Já no âmbito do desporto, lamentava Paulo Bento esta semana que no futebol de alto nível o poder do treinador está francamente diluído face à influência dos principais craques, mas também dos presidentes da SAD e dos sempre orbitantes agentes de futebolistas. Ora, isso pressupõe que uma contratação, um empréstimo, ou mesmo uma titularidade ou dispensa de um jogador possam ter razões extra qualidade futebolística intrínseca. Essa evidência, já tão óbvia mas revelada por quem já treinou grandes clubes e a seleção, obriga a uma reflexão sobre os limites da legalidade dos fabulosos negócio das transferências. Se o produto transacionável não é quem justifica o valor acrescentado do negócio, e aqui nem há “futuros” que o expliquem , então poderemos estar no campo da especulação, ou mesmo algo mais grave. A acompanhar.

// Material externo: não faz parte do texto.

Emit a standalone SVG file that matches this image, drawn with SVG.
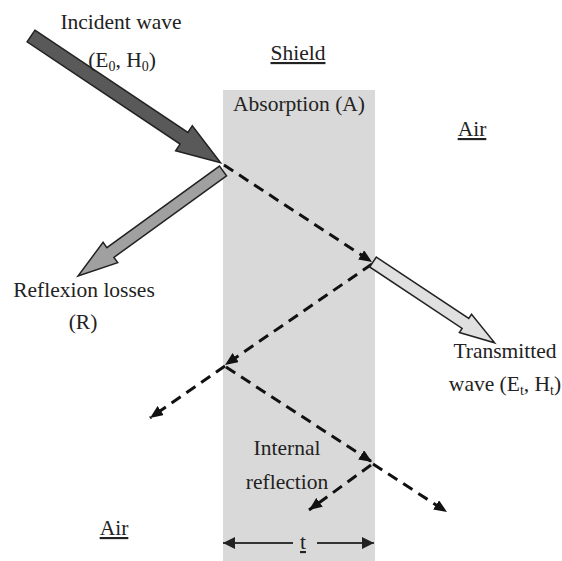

Por fim, e regressando à política, temos a situação suis generis do PS da Madeira. Para os leitores que lêem estas linhas fora desta Região Autónoma, registe-se que algo de totalmente exótico se passa no PS local. Como já devem ter reparado o antigo presidente da Câmara do Funchal manda de facto no partido desde fevereiro do ano passado, mesmo sem ser militante. O Presidente Emanuel Câmara, que se apresentou com o pressuposto de abrir as portas a Paulo Cafôfo para uma candidatura à presidência do Governo regional, se já nada mandava, com o aproximar das eleições regionais manda cada vez menos. Só assim se percebe que tenha sido o próprio Cafôfo a convidar por telefone a recém eleita Eurodeputada pelo PS da Madeira. Visto de fora parece um absurdo. Mas uma vez empurrado para fora da Câmara, dados os péssimos resultado obtido pelo PS/madeira na Europeias, Cafôfo, formalmente sem militância e sem cargo, aparenta continuar a dominar a seu belo prazer, tanto partido como a autarquia. Até a reforçar poder. Só assim se justifica que tenha imposto a sua equipa de gabinete ao seu sucessor, e que nas ações diárias de campanha que promove se faça acompanhar de presidentes de Junta, do seu antigo (?) chefe de gabinete, de adjuntos da vereação camarária, sem sombra de militantes de base, sem réstia do partido profundo. Como dizia uma velhinha da minha terra “menino, uma vergonha!”.